La erradicación de la pobreza extrema y del hambre era el primero de los Objetivos de Desarrollo del Milenio, que desde 2015 se han desdoblado en dos en los Objetivos de Desarrollo Sostenible, concretamente el ODS1 y el ODS2.
Estamos hablando del estado más bajo de pobreza, uno que no depende exclusivamente del nivel de ingresos, sino que también tiene en cuenta la disponibilidad y acceso a servicios básicos. Y es que la pobreza no se ‘calcula’ solo en dinero sino, como apuntaba la declaración de Naciones Unidas en la Cumbre Mundial sobre Desarrollo Social ya en 1995, la pobreza absoluta o pobreza extrema, es
"una condición caracterizada por la privación severa de las necesidades básicas humanas, tales como alimento, agua potable, facilidades sanitarias, salud, refugio, educación e información. Depende no solo del ingreso sino también del acceso a los servicios".
Esta situación, que se estima afectaba a la gran mayoría de la población en el siglo XIX e incluso a principios del XX, hoy afortunadamente ha ido decreciendo, primero gracias a la industrialización, que dio trabajo y mejoras económicas a muchos ciudadanos, y poco a poco también gracias a la concienciación de la sociedad general y a las ayudas internacionales.

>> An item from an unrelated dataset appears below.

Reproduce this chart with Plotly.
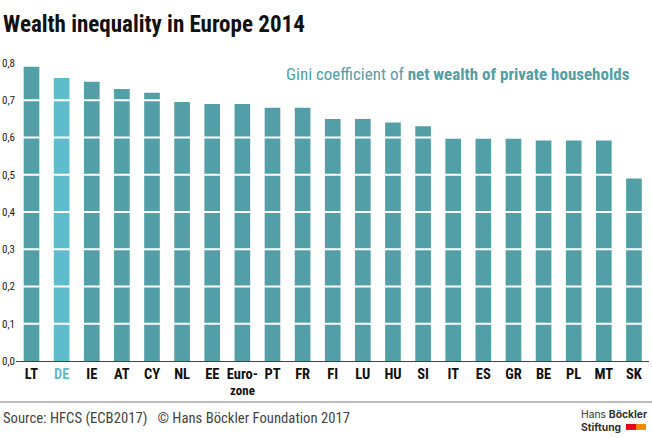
import plotly.graph_objects as go

categories = ["LT","DE","IE","AT","CY","NL","EE","Euro-","PT","FR","FI","LU","HU","SI","IT","ES","GR","BE","PL","MT","SK"]
category_second_line = "zone"
values = [0.79,0.76,0.75,0.73,0.72,0.695,0.69,0.69,0.68,0.68,0.65,0.65,0.64,0.63,0.597,0.597,0.597,0.592,0.592,0.592,0.49]
yticks = [0,0.1,0.2,0.3,0.4,0.5,0.6,0.7,0.8]
yticklabels = ["0,0","0,1","0,2","0,3","0,4","0,5","0,6","0,7","0,8"]
title = "Wealth inequality in Europe 2014"
subtitle = "Gini coefficient of <b>net wealth of private households</b>"
source = "Source: HFCS (ECB2017)   © Hans Böckler Foundation 2017"
logo = "Hans <b>Böckler</b><br><b>Stiftung</b>"

TEAL = "#539fa8"
BLUE = "#5fbccd"
FONT = "Roboto Condensed, Roboto"
W, H = 652, 438
L, R, T, B = 16, 3, 62.7, 77
PW, PH = W - L - R, H - T - B

def px(x):
    return (x - L) / PW

def py(y):
    return (H - B - y) / PH

colors = [BLUE if c == "DE" else TEAL for c in categories]
tickvals = list(range(len(categories)))
ticktext = [f"<b><span style='color:{BLUE}'>{c}</span></b>" if c == "DE" else f"<b>{c}</b>" for c in categories]

fig = go.Figure(go.Bar(x=tickvals, y=values, marker=dict(color=colors, line_width=0), width=0.52, hoverinfo="skip"))
fig.update_layout(
    width=W, height=H, margin=dict(l=L, r=R, t=T, b=B),
    paper_bgcolor="white", plot_bgcolor="white", showlegend=False,
    font=dict(family=FONT, color="#222", size=12),
    xaxis=dict(tickmode="array", tickvals=tickvals, ticktext=ticktext, range=[-0.515, 20.5],
               showline=True, linecolor="#444", linewidth=1, ticks="", showgrid=False, zeroline=False,
               tickangle=0, tickfont=dict(size=14.5, color="#111"), fixedrange=True, automargin=False),
    yaxis=dict(range=[0, 0.8], tickmode="array", tickvals=yticks, ticktext=yticklabels, showgrid=False,
               zeroline=False, ticks="", tickfont=dict(size=11, color="#222"), fixedrange=True, automargin=False),
)
for v in yticks[1:]:
    fig.add_shape(type="line", xref="paper", yref="y", x0=0, x1=1, y0=v, y1=v, line=dict(color="white", width=2))
fig.add_annotation(x=px(1), y=py(24), xref="paper", yref="paper", xanchor="left", yanchor="middle",
                   text=f"<b>{title}</b>", showarrow=False, font=dict(size=23, color="#111"))
fig.add_annotation(x=px(632), y=py(74), xref="paper", yref="paper", xanchor="right", yanchor="middle", showarrow=False,
                   text=subtitle, font=dict(size=17, color=TEAL))
fig.add_annotation(x=categories.index("Euro-"), xref="x", y=py(391), yref="paper", yanchor="middle", showarrow=False,
                   text=f"<b>{category_second_line}</b>", font=dict(size=13, color="#111"))
fig.add_annotation(x=px(1), y=py(418), xref="paper", yref="paper", xanchor="left", yanchor="middle",
                   text=source, showarrow=False, font=dict(size=14.7, color="#444"))
fig.add_shape(type="line", xref="paper", yref="paper", x0=px(0), x1=px(652), y0=py(402), y1=py(402),
              line=dict(color="#bbb", width=2))
fig.add_annotation(x=px(579), y=py(421), xref="paper", yref="paper", xanchor="left", yanchor="middle", showarrow=False,
                   align="left", text=logo, font=dict(family="Inter, Liberation Sans", size=10.3, color="#333"))
fig.add_shape(type="rect", xref="paper", yref="paper", x0=px(626), x1=px(636), y0=py(430), y1=py(424),
              fillcolor="#e2001a", line_width=0)
fig.add_shape(type="rect", xref="paper", yref="paper", x0=px(636), x1=px(646), y0=py(430), y1=py(424),
              fillcolor="#f08a00", line_width=0)
fig.write_html("out.html", config=dict(displayModeBar=False), post_script="document.body.style.margin='0'")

Los datos del Banco Mundial lo confirman: en 2015 (último año del el que se constataron estos datos) el 10% de la población mundial (unos 783 millones) vivía con menos de los 1,9 dólares al día en que se estima el umbral de pobreza extrema (mucho menos que el 36% de 1990). Esto significa que la tasa de pobreza general ha decrecido en el mundo, ¡en más de mil millones de personas! En los últimos 20 años la proporción de población mundial que vive en condiciones de pobreza extrema se ha reducido casi a la mitad.
En este ilustrativo gráfico podemos ver cómo los niveles se han reducido notablemente desde los años 80 del siglo pasado. Y este reloj en tiempo real nos muestra que a día de hoy la cifra ha bajado en 100 millones más, ¡bravo!
Son buenas noticias, pero no hay que lanzar las campanas al vuelo. El reparto de la riqueza en el mundo, en este caso de la pobreza, sigue siendo muy desigual: mientras que Europa, Asia Central y del Este y el Pacífico han reducido sus cifras de pobreza, la mayoría de los considerados extremadamente pobres siguen viviendo en el África subsahariana (el 42% de su población), donde además han aumentado las cifras en parte por la falta de acceso al agua -este continente es uno en los que más trabajamos en AUARA, precisamente porque es donde más se necesita-. Concretamente, en Somalia o Burundi, se estima que el 70% de la población está en situación de extrema pobreza, en otros países como Congo, Mozambique o Sierra Leona, estarían entre el 50% y el 70%. En España, por hacernos una idea, los niveles de pobreza extrema están entre el 0,5% y el 1%, y en otros países como Alemania o Qatar muy cercanos al 0%. Pero ni ahí podemos bajar la guardia. Según Naciones Unidas, actualmente hay 30 millones de niños que crecen pobres en los países más ricos del mundo. Por otro lado, la mayoría de las personas que aún sufre de pobreza vive en áreas rurales, trabaja (si lo hace) en el sector agrícola, no tiene acceso a la educación y es menor de 18 años.
Así las cosas, el objetivo de erradicar la pobreza extrema en todo el mundo para 2030 parece más cerca, pero no tiene visos de conseguirse por completo. Tenemos que lograr un crecimiento económico inclusivo, potenciar los sistemas de protección social en todos los países, especialmente en los más propensos a sufrir desastres, y los más ricos deberían aportar, se calcula, unos 175.000 millones de dólares. ¿Parece mucho? Representa menos del 1% de los ingresos conjuntos de los países más ricos del mundo.
Todos, sin excepción, tenemos que trabajar para reducir la pobreza y el hambre a la mínima expresión.